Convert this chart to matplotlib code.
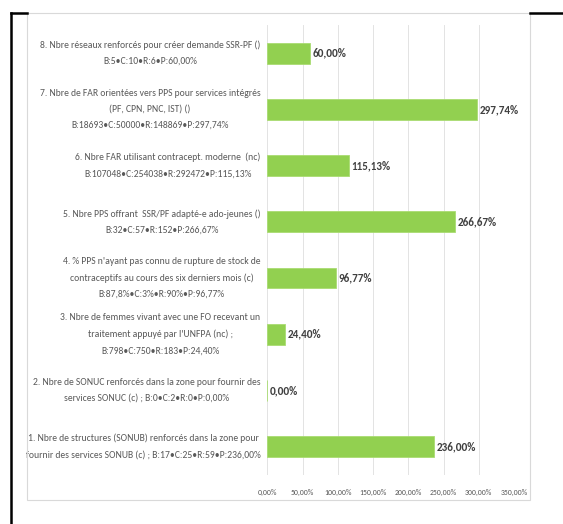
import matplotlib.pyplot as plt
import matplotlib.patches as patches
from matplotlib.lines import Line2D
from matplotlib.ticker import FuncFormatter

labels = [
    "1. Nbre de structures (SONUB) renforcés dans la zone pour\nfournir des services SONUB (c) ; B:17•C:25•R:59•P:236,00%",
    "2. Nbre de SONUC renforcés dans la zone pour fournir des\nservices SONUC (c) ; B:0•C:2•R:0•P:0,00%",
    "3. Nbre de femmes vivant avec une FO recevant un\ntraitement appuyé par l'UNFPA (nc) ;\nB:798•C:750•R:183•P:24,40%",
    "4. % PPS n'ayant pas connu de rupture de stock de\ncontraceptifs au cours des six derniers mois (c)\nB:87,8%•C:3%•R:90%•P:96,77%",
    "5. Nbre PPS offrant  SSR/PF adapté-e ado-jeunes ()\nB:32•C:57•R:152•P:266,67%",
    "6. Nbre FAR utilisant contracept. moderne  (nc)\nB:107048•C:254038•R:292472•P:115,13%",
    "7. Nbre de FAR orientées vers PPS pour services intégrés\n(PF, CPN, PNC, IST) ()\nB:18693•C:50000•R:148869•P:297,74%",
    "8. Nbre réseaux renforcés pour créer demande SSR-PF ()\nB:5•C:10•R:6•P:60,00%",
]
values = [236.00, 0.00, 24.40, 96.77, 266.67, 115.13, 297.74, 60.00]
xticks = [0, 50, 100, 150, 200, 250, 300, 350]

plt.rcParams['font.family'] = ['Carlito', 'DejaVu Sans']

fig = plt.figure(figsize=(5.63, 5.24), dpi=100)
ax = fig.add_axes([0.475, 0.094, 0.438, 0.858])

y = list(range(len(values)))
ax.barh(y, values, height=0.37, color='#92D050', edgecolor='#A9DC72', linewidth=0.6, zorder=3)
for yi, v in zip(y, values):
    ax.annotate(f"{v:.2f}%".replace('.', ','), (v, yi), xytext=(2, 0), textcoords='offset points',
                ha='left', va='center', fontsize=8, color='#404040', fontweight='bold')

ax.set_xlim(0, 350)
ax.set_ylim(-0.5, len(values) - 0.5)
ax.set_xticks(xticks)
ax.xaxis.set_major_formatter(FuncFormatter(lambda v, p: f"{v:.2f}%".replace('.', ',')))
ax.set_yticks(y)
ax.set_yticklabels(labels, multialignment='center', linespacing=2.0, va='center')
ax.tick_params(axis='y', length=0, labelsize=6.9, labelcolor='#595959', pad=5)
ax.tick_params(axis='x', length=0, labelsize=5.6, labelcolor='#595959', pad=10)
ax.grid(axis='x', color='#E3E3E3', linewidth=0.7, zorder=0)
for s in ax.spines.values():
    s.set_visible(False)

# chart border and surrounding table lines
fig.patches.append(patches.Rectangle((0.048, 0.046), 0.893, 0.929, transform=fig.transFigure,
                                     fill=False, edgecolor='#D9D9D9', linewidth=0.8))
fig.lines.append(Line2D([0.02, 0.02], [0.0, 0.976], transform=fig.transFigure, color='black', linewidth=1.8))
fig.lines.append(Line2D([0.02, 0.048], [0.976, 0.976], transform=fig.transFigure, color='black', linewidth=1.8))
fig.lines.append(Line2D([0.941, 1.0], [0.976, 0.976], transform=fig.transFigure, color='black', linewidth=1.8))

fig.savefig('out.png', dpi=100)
====
• _Given exercise_:
Everything from the first line of the listing above through the line that contains "ax = fig.add_axes([0.475, 0.094, 0.438, 0.858])" is to be restated word for word, minus the pictures.

• _Exercise solution_:
Convert this chart to matplotlib code.
import matplotlib.pyplot as plt
import matplotlib.patches as patches
from matplotlib.lines import Line2D
from matplotlib.ticker import FuncFormatter

labels = [
    "1. Nbre de structures (SONUB) renforcés dans la zone pour\nfournir des services SONUB (c) ; B:17•C:25•R:59•P:236,00%",
    "2. Nbre de SONUC renforcés dans la zone pour fournir des\nservices SONUC (c) ; B:0•C:2•R:0•P:0,00%",
    "3. Nbre de femmes vivant avec une FO recevant un\ntraitement appuyé par l'UNFPA (nc) ;\nB:798•C:750•R:183•P:24,40%",
    "4. % PPS n'ayant pas connu de rupture de stock de\ncontraceptifs au cours des six derniers mois (c)\nB:87,8%•C:3%•R:90%•P:96,77%",
    "5. Nbre PPS offrant  SSR/PF adapté-e ado-jeunes ()\nB:32•C:57•R:152•P:266,67%",
    "6. Nbre FAR utilisant contracept. moderne  (nc)\nB:107048•C:254038•R:292472•P:115,13%",
    "7. Nbre de FAR orientées vers PPS pour services intégrés\n(PF, CPN, PNC, IST) ()\nB:18693•C:50000•R:148869•P:297,74%",
    "8. Nbre réseaux renforcés pour créer demande SSR-PF ()\nB:5•C:10•R:6•P:60,00%",
]
values = [236.00, 0.00, 24.40, 96.77, 266.67, 115.13, 297.74, 60.00]
xticks = [0, 50, 100, 150, 200, 250, 300, 350]

plt.rcParams['font.family'] = ['Carlito', 'DejaVu Sans']

fig = plt.figure(figsize=(5.63, 5.24), dpi=100)
ax = fig.add_axes([0.475, 0.094, 0.438, 0.858])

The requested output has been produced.